Input.
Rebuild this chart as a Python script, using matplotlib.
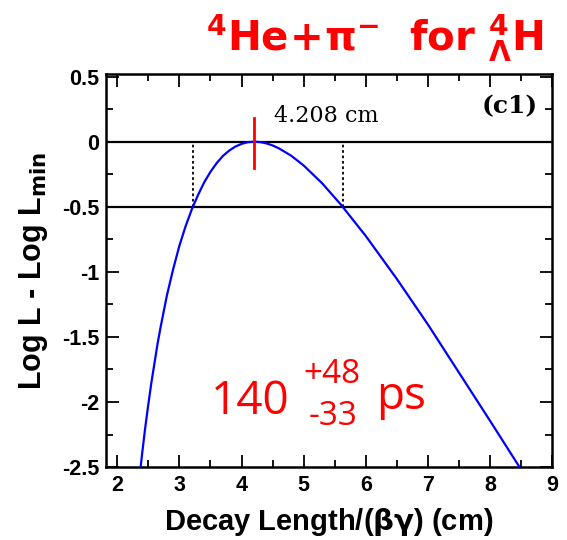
import matplotlib
matplotlib.use("Agg")
import matplotlib.pyplot as plt
from matplotlib.ticker import MultipleLocator

# likelihood scan: decay length/(beta gamma) in cm vs log L - log L_min
length = [2.33, 2.40, 2.45, 2.50, 2.55, 2.60, 2.65, 2.70, 2.80, 2.90, 3.00, 3.10,
          3.20, 3.30, 3.40, 3.50, 3.60, 3.70, 3.80, 3.90, 4.00, 4.10, 4.208, 4.30,
          4.40, 4.50, 4.60, 4.80, 5.00, 5.30, 5.60, 6.00, 6.50, 7.00, 7.50, 8.00,
          8.50, 8.60]
logl = [-2.70, -2.40, -2.20, -2.02, -1.85, -1.70, -1.55, -1.42, -1.18, -0.98,
        -0.80, -0.65, -0.52, -0.41, -0.312, -0.232, -0.165, -0.110, -0.069,
        -0.038, -0.017, -0.004, 0.0, -0.003, -0.013, -0.029, -0.051, -0.108,
        -0.183, -0.321, -0.484, -0.725, -1.055, -1.405, -1.775, -2.145, -2.52,
        -2.60]

best = 4.208
cross = [3.226, 5.63]
levels = [0.0, -0.5]

fig = plt.figure(figsize=(5.67, 5.40), dpi=100)
ax = fig.add_axes([0.187, 0.135, 0.787, 0.728])

ax.plot(length, logl, color="blue", lw=1.6, zorder=3)
for lv in levels:
    ax.axhline(lv, color="black", lw=1.6)
for c in cross:
    ax.plot([c, c], [-0.5, 0.0], color="black", lw=1.3, ls=(0, (1.5, 1.5)))
ax.plot([best, best], [0.18, -0.20], color="red", lw=2, zorder=4)

ax.text(4.52, 0.15, "%.3f cm" % best, family="DejaVu Serif", fontsize=16)
ax.text(8.76, 0.22, "(c1)", family="DejaVu Serif", fontweight="bold",
        fontsize=18, ha="right")

ax.set_xlim(1.82, 9.0)
ax.set_ylim(-2.5, 0.52)
ax.xaxis.set_major_locator(MultipleLocator(1))
ax.xaxis.set_minor_locator(MultipleLocator(0.5))
ax.yaxis.set_major_locator(MultipleLocator(0.5))
ax.yaxis.set_minor_locator(MultipleLocator(0.25))
ax.yaxis.set_major_formatter(plt.FuncFormatter(lambda v, p: "%g" % v))
ax.tick_params(which="both", direction="in", top=True, right=True, width=1.3)
ax.tick_params(which="major", length=9)
ax.tick_params(which="minor", length=5)
ax.tick_params(axis="y", pad=5)
ax.tick_params(axis="x", pad=6)
for lab in ax.get_xticklabels() + ax.get_yticklabels():
    lab.set_fontsize(15.5)
    lab.set_fontweight("bold")
    lab.set_family("Liberation Sans")
for s in ax.spines.values():
    s.set_linewidth(1.8)

ax.set_xlabel(r"Decay Length/($\mathbf{\beta\gamma}$) (cm)", fontsize=21,
              fontweight="bold", family="Liberation Sans")
ax.set_ylabel(r"Log L - Log L$_{\mathbf{min}}$", fontsize=22,
              fontweight="bold", family="Liberation Sans")
ax.xaxis.set_label_coords(0.5, -0.1)
ax.yaxis.set_label_coords(-0.126, 0.5)

fig.text(0.662, 0.905, r"$\mathbf{^{4}He\!+\!\pi^{-}}$  for $\mathbf{^{4}_{\Lambda}H}$",
         color="red", fontsize=29, fontweight="bold", family="DejaVu Sans",
         ha="center")

# lifetime result
ax.text(3.5, -2.09, "140", color="red", fontsize=33, family="Open Sans")
ax.text(5.0, -1.855, "+48", color="red", fontsize=24, family="Open Sans")
ax.text(5.08, -2.18, "-33", color="red", fontsize=24, family="Open Sans")
ax.text(6.16, -2.05, "ps", color="red", fontsize=33, family="Open Sans")

fig.savefig("out.png", dpi=100)
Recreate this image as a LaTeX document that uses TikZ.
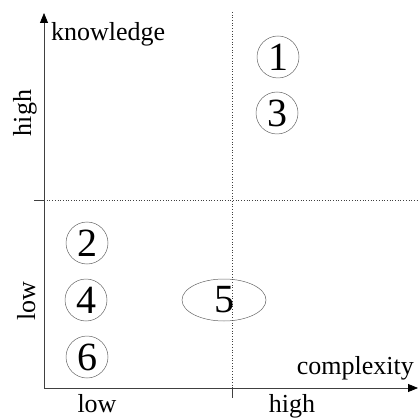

Stated task. Give all the lines above again, character for character, without pictures.

Task response.
Rebuild this chart as a Python script, using matplotlib.
import matplotlib
matplotlib.use("Agg")
import matplotlib.pyplot as plt
from matplotlib.ticker import MultipleLocator

# likelihood scan: decay length/(beta gamma) in cm vs log L - log L_min
length = [2.33, 2.40, 2.45, 2.50, 2.55, 2.60, 2.65, 2.70, 2.80, 2.90, 3.00, 3.10,
          3.20, 3.30, 3.40, 3.50, 3.60, 3.70, 3.80, 3.90, 4.00, 4.10, 4.208, 4.30,
          4.40, 4.50, 4.60, 4.80, 5.00, 5.30, 5.60, 6.00, 6.50, 7.00, 7.50, 8.00,
          8.50, 8.60]
logl = [-2.70, -2.40, -2.20, -2.02, -1.85, -1.70, -1.55, -1.42, -1.18, -0.98,
        -0.80, -0.65, -0.52, -0.41, -0.312, -0.232, -0.165, -0.110, -0.069,
        -0.038, -0.017, -0.004, 0.0, -0.003, -0.013, -0.029, -0.051, -0.108,
        -0.183, -0.321, -0.484, -0.725, -1.055, -1.405, -1.775, -2.145, -2.52,
        -2.60]

best = 4.208
cross = [3.226, 5.63]
levels = [0.0, -0.5]

fig = plt.figure(figsize=(5.67, 5.40), dpi=100)
ax = fig.add_axes([0.187, 0.135, 0.787, 0.728])

ax.plot(length, logl, color="blue", lw=1.6, zorder=3)
for lv in levels:
    ax.axhline(lv, color="black", lw=1.6)
for c in cross:
    ax.plot([c, c], [-0.5, 0.0], color="black", lw=1.3, ls=(0, (1.5, 1.5)))
ax.plot([best, best], [0.18, -0.20], color="red", lw=2, zorder=4)

ax.text(4.52, 0.15, "%.3f cm" % best, family="DejaVu Serif", fontsize=16)
ax.text(8.76, 0.22, "(c1)", family="DejaVu Serif", fontweight="bold",
        fontsize=18, ha="right")

ax.set_xlim(1.82, 9.0)
ax.set_ylim(-2.5, 0.52)
ax.xaxis.set_major_locator(MultipleLocator(1))
ax.xaxis.set_minor_locator(MultipleLocator(0.5))
ax.yaxis.set_major_locator(MultipleLocator(0.5))
ax.yaxis.set_minor_locator(MultipleLocator(0.25))
ax.yaxis.set_major_formatter(plt.FuncFormatter(lambda v, p: "%g" % v))
ax.tick_params(which="both", direction="in", top=True, right=True, width=1.3)
ax.tick_params(which="major", length=9)
ax.tick_params(which="minor", length=5)
ax.tick_params(axis="y", pad=5)
ax.tick_params(axis="x", pad=6)
for lab in ax.get_xticklabels() + ax.get_yticklabels():
    lab.set_fontsize(15.5)
    lab.set_fontweight("bold")
    lab.set_family("Liberation Sans")
for s in ax.spines.values():
    s.set_linewidth(1.8)

ax.set_xlabel(r"Decay Length/($\mathbf{\beta\gamma}$) (cm)", fontsize=21,
              fontweight="bold", family="Liberation Sans")
ax.set_ylabel(r"Log L - Log L$_{\mathbf{min}}$", fontsize=22,
              fontweight="bold", family="Liberation Sans")
ax.xaxis.set_label_coords(0.5, -0.1)
ax.yaxis.set_label_coords(-0.126, 0.5)

fig.text(0.662, 0.905, r"$\mathbf{^{4}He\!+\!\pi^{-}}$  for $\mathbf{^{4}_{\Lambda}H}$",
         color="red", fontsize=29, fontweight="bold", family="DejaVu Sans",
         ha="center")

# lifetime result
ax.text(3.5, -2.09, "140", color="red", fontsize=33, family="Open Sans")
ax.text(5.0, -1.855, "+48", color="red", fontsize=24, family="Open Sans")
ax.text(5.08, -2.18, "-33", color="red", fontsize=24, family="Open Sans")
ax.text(6.16, -2.05, "ps", color="red", fontsize=33, family="Open Sans")

fig.savefig("out.png", dpi=100)
Recreate this image as a LaTeX document that uses TikZ.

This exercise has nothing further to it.